I forgot I found this last night

*ondemand - *Available in most kernels, and the default governor in most kernels. When the CPU load reaches a certain point (see "up threshold" in Advanced Settings), ondemand will rapidly scale the CPU up to meet demand, then gradually scale the CPU down when it isn't needed.
*interactive - *Available in newer kernels, and becoming the default scaling option in some official Android kernels. The interactive governor is functionally similar to the ondemand governor with an even greater focus on responsiveness.
*conservative -* Available in some kernels. It is similar to the ondemand governor, but will scale the CPU up more gradually to better fit demand. Conservative provides a less responsive experience than ondemand, but can save battery.
*performance -* Available in most kernels. It will keep the CPU running at the "max" set value at all times. This is a bit more efficient than simply setting "max" and "min" to the same value and using ondemand because the system will not waste resources scanning for CPU load.
*powersave -* Available in some kernels. It will keep the CPU running at the "min" set value at all times.
*userspace* *- *A method for controlling the CPU speed that isn't currently used by SetCPU. For best results, do not use the userspace governor.
*smartass* *- *Included in some custom kernels. The smartass governor effectively gives the phone an automatic Screen Off profile, keeping speeds at a minimum when the phone is idle.


----------



## Creed (Dec 30, 2011)

For best results as far as battery is concerned and assuming I enjoy a mostly lag-less experience when the screen is on, is hotplug the way to go or conservative? I am using Franco's Kernal + RootzBoat and Franco has his min setting set to 700 but the governor is conservative. Is this the way to go?

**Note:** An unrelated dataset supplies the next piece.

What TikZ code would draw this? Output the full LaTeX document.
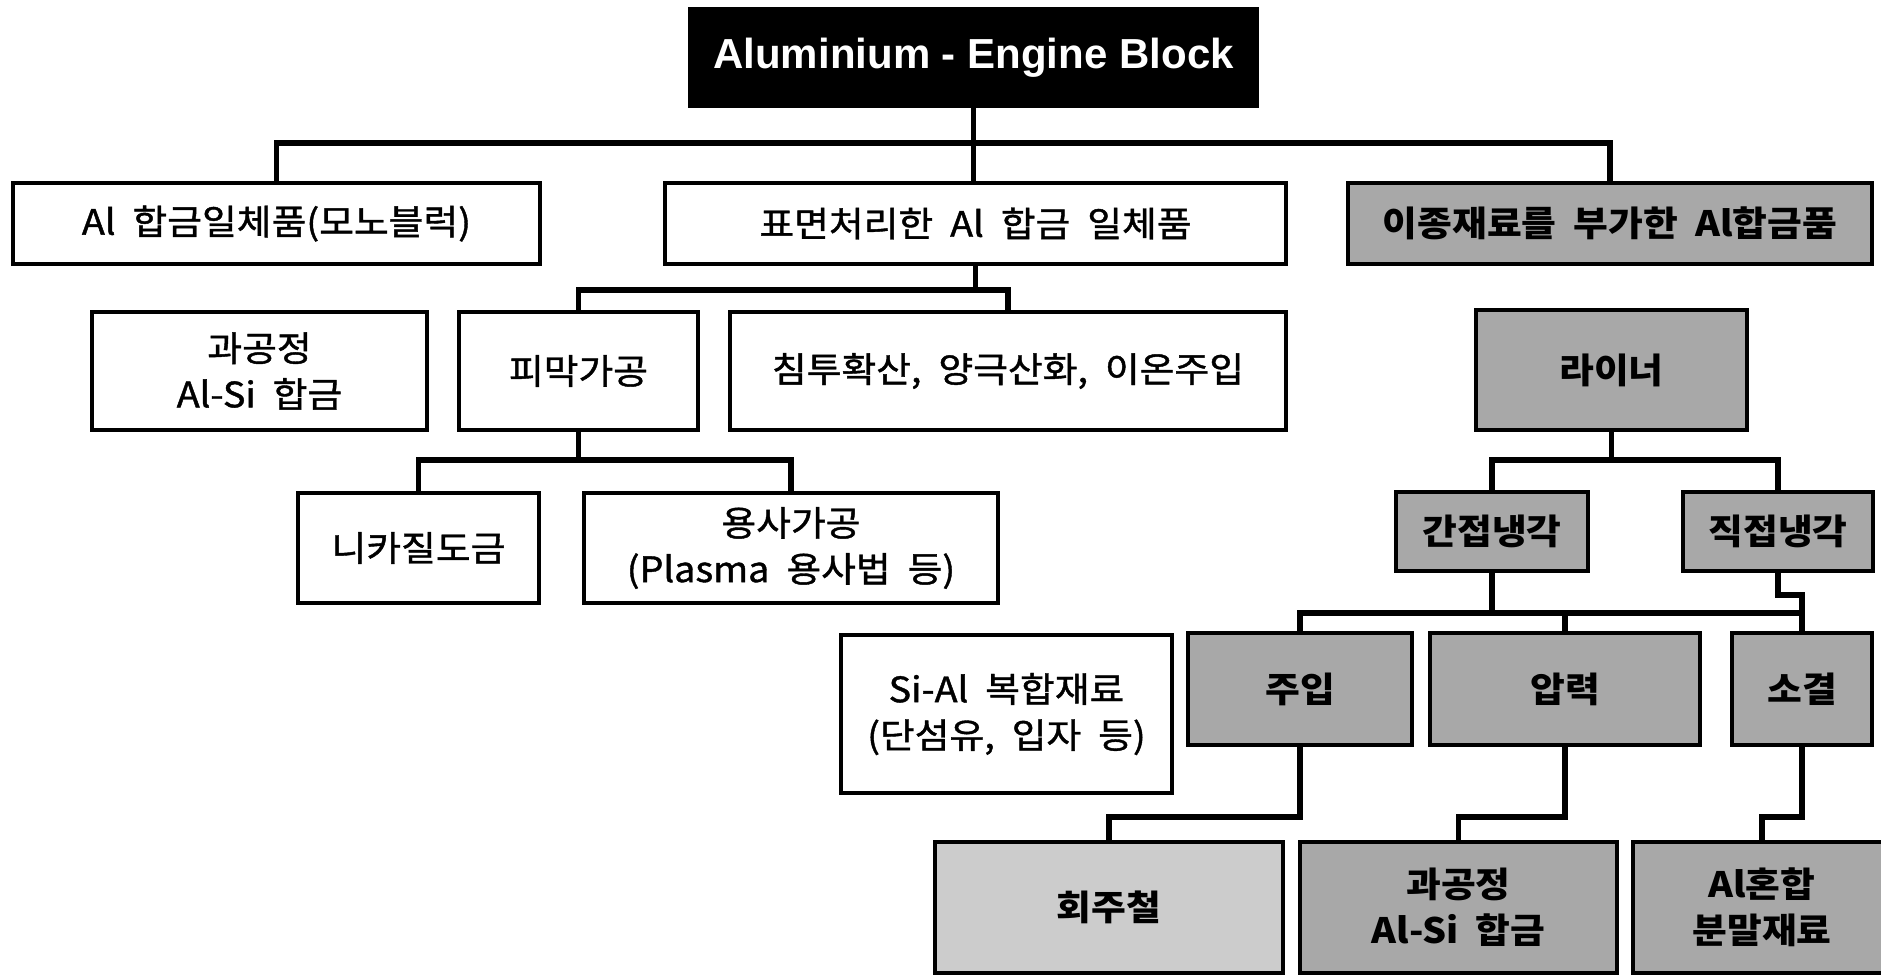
\documentclass[tikz,border=0pt]{standalone}
\usepackage{fontspec}
\setmainfont{Noto Sans CJK KR}[WordSpace=2, FakeStretch=1.08, UprightFeatures={FakeBold=1.2}]
\newfontfamily\latfont{Liberation Sans}
\usetikzlibrary{fit}
\definecolor{dotgray}{gray}{0.66}
\definecolor{lightdot}{gray}{0.80}
\tikzset{
  x=1pt, y=-1pt,
  box/.style={draw=black, line width=4pt, fill=white, inner sep=0pt},
  graybox/.style={box, fill=dotgray},
  lightbox/.style={box, fill=lightdot},
  titlebox/.style={draw=black, line width=2pt, fill=black, inner sep=0pt},
  plain/.style={align=center, font=\fontsize{35}{46}\selectfont},
  heavy/.style={align=center, font=\fontsize{35}{46}\selectfont\bfseries},
  titletext/.style={text=white, font=\latfont\bfseries\fontsize{42}{50}\selectfont},
  conn/.style={draw=black, line width=5.5pt, line join=miter, line cap=rect},
}
\begin{document}
\begin{tikzpicture}
\useasboundingbox (0,0) rectangle (1881,976);
\clip (0,0) rectangle (1881,976);
\fill[white] (0,0) rectangle (1881,976);

% junction coordinates
\coordinate (j1) at (0,143);
\coordinate (j2) at (0,290);
\coordinate (j3) at (0,460);
\coordinate (j4) at (0,460);
\coordinate (j5) at (0,613);
\coordinate (j6) at (0,595);
\coordinate (j7) at (0,817);

% boxes
\node[titlebox, fit={(689,8)(1258,107)}] (top) {};
\node[titletext] (toptxt) at (top.center) {Aluminium - Engine Block};

\node[box, fit={(13,183)(540,264)}] (A) {};
\node[plain] (At) at (A.center) {Al 합금일체품(모노블럭)};
\node[box, fit={(665,183)(1286,264)}] (B) {};
\node[plain] (Bt) at (B.center) {표면처리한 Al 합금 일체품};
\node[graybox, fit={(1348,183)(1872,264)}] (C) {};
\node[heavy] (Ct) at (C.center) {이종재료를 부가한 Al합금품};

\node[box, fit={(92,312)(427,430)}] (hyp1) {};
\node[plain] (hyp1t) at (hyp1.center) {과공정\\Al-Si 합금};
\node[box, fit={(459,312)(698,430)}] (pimak) {};
\node[plain] (pimakt) at (pimak.center) {피막가공};
\node[box, fit={(730,312)(1286,430)}] (chim) {};
\node[plain] (chimt) at (chim.center) {침투확산, 양극산화, 이온주입};
\node[graybox, fit={(1476,310)(1747,430)}] (liner) {};
\node[heavy] (linert) at (liner.center) {라이너};

\node[box, fit={(298,493)(539,603)}] (nik) {};
\node[plain] (nikt) at (nik.center) {니카질도금};
\node[box, fit={(584,493)(998,603)}] (spray) {};
\node[plain] (sprayt) at (spray.center) {용사가공\\(Plasma 용사법 등)};

\node[graybox, fit={(1396,492)(1588,571)}] (indir) {};
\node[heavy] (indirt) at (indir.center) {간접냉각};
\node[graybox, fit={(1683,492)(1873,571)}] (dir) {};
\node[heavy] (dirt) at (dir.center) {직접냉각};

\node[box, fit={(841,635)(1172,793)}] (sial) {};
\node[plain] (sialt) at (sial.center) {Si-Al 복합재료\\(단섬유, 입자 등)};
\node[graybox, fit={(1188,633)(1412,745)}] (juip) {};
\node[heavy] (juipt) at (juip.center) {주입};
\node[graybox, fit={(1430,633)(1700,745)}] (apr) {};
\node[heavy] (aprt) at (apr.center) {압력};
\node[graybox, fit={(1732,633)(1872,745)}] (sog) {};
\node[heavy] (sogt) at (sog.center) {소결};

\node[lightbox, fit={(935,842)(1283,973)}] (cast) {};
\node[heavy] (castt) at (cast.center) {회주철};
\node[graybox, fit={(1300,842)(1617,973)}] (hyp2) {};
\node[heavy] (hyp2t) at (hyp2.center) {과공정\\Al-Si 합금};
\node[graybox, fit={(1633,842)(1891,973)}] (powder) {};
\node[heavy] (powdert) at (powder.center) {Al혼합\\분말재료};

% connectors
\draw[conn] (top.south) -- (top.south |- B.north);
\draw[conn] (A.north) -- (A.north |- j1) -- (C.north |- j1) -- (C.north);

\draw[conn] (B.south) -- (B.south |- j2);
\draw[conn] (pimak.north) -- (pimak.north |- j2) -- (chim.north |- j2) -- (chim.north);

\draw[conn] (pimak.south) -- (pimak.south |- j3);
\draw[conn] (nik.north) -- (nik.north |- j3) -- (spray.north |- j3) -- (spray.north);

\draw[conn] (liner.south) -- (liner.south |- j4);
\draw[conn] (indir.north) -- (indir.north |- j4) -- (dir.north |- j4) -- (dir.north);

\draw[conn] (indir.south) -- (indir.south |- j5);
\draw[conn] (juip.north) -- (juip.north |- j5) -- (sog.north |- j5) -- (sog.north);
\draw[conn] (apr.north) -- (apr.north |- j5);
\draw[conn] (dir.south) -- (dir.south |- j6) -- (sog.north |- j6) -- (sog.north |- j5);

\draw[conn] (juip.south) -- (juip.south |- j7) -- (cast.north |- j7) -- (cast.north);
\draw[conn] (apr.south) -- (apr.south |- j7) -- (hyp2.north |- j7) -- (hyp2.north);
\draw[conn] (sog.south) -- (sog.south |- j7) -- (powder.north |- j7) -- (powder.north);
\end{tikzpicture}
\end{document}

Thanks for any help you guys can provide.


----------



## ChrisPSU (Oct 17, 2011)

Not to be a dick (I'm going to do it anyway however) what exactly did u Google? This was pretty easy IMO

http://www.google.com/search?hl=en&redir_esc=&client=ms-android-google&source=android-browser-suggest&v=141238707&qsubts=1326684151122&action=devloc&q=hotplug+governor

Sent from my GalaxyNexus using Tapatalk


----------



## dpaine88 (Jul 21, 2011)

Creed said:


> For best results as far as battery is concerned and assuming I enjoy a mostly lag-less experience when the screen is on, is hotplug the way to go or conservative? I am using Franco's Kernal + RootzBoat and Franco has his min setting set to 700 but the governor is conservative. Is this the way to go?
> 
> Thanks for any help you guys can provide.


Franco has the hotplug setting as an option for any governor you choose via his app.


----------



## Creed (Dec 30, 2011)

Well yes, but is hotplug a better governor then, for example, conservative?


----------



## brkshr (Jun 16, 2011)

I use conservative with hotplug. I don't really notice much lag compared to interactive

Sent from my Galaxy Nexus using Tapatalk


----------



## iPois0n (Jan 12, 2012)

I seem to get better battery life with hot plug then interactive with no lag. What's interactiveX?

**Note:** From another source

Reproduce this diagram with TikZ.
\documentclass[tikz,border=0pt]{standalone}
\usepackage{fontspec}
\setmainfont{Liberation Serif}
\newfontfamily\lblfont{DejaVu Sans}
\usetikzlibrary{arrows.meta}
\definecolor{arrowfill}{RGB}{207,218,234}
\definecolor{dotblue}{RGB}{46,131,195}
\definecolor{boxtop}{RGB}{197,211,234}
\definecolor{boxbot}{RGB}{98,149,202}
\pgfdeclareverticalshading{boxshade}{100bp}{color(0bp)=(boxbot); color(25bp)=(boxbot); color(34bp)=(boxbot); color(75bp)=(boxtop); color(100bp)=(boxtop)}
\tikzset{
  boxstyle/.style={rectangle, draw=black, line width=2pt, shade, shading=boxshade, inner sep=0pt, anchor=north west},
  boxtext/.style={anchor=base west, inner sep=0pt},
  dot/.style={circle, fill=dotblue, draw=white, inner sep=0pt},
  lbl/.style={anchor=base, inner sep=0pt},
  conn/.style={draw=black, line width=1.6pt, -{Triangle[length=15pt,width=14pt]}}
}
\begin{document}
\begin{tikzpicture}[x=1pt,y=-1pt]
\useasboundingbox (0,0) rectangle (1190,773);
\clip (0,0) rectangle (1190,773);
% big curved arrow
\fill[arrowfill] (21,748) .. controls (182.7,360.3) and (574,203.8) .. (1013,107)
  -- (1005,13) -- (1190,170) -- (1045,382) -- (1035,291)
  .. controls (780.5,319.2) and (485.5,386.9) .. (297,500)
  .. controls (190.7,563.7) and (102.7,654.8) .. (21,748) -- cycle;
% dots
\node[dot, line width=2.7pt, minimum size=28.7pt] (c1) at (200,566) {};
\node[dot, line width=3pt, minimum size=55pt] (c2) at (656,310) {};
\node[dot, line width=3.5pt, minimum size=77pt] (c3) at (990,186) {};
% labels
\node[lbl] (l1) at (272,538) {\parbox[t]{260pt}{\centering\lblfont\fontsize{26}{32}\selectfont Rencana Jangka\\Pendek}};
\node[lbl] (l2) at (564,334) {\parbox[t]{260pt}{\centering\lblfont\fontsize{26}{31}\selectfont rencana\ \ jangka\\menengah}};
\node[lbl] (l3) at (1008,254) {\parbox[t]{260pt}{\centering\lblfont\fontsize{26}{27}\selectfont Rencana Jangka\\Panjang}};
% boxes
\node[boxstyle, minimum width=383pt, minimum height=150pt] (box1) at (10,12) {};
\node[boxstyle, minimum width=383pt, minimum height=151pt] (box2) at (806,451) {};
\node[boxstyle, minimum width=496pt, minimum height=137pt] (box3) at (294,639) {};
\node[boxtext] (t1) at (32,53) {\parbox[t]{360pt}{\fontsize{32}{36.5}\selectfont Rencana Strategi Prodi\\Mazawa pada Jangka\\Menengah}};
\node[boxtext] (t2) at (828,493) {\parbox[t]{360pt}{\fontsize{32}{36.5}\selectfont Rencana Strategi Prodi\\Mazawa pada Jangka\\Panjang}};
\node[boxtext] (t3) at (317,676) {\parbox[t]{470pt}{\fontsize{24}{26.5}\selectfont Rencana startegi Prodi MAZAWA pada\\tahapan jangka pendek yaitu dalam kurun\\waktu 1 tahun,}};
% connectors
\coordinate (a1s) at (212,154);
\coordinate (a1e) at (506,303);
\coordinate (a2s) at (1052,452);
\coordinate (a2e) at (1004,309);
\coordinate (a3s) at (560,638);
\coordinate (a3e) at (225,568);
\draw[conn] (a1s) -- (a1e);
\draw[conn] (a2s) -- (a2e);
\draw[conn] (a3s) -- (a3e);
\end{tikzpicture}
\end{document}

Sent from my Galaxy Nexus using Tapatalk


----------



## GSUS969 (Jul 19, 2011)

Hot plug is an option that shuts down one of the cores when the screen is off. It saves a considerable amount of battery.

The only negative for some is when some people click the power button to turn the screen on - it may take a few milliseconds longer to see the lock screen. A very worthwhile trade off in my opinion.


----------



## frankiedizzle87 (Dec 27, 2011)

Thank u. One better does anyone wanna post some pictures with they're set CPU settings and explain your kernel and show screen shot of your almost dead battery and the battery screen so we know what's really working with some visual aid

Sent from my GalaxyNexus using Tapatalk


----------



## DHO (Nov 6, 2011)

iPois0n said:


> I seem to get better battery life with hot plug then interactive with no lag. What's interactiveX?
> 
> Sent from my Galaxy Nexus using Tapatalk


interactiveX = intercative + hotplug. It's what I use, I think Imo is the only one offering it


----------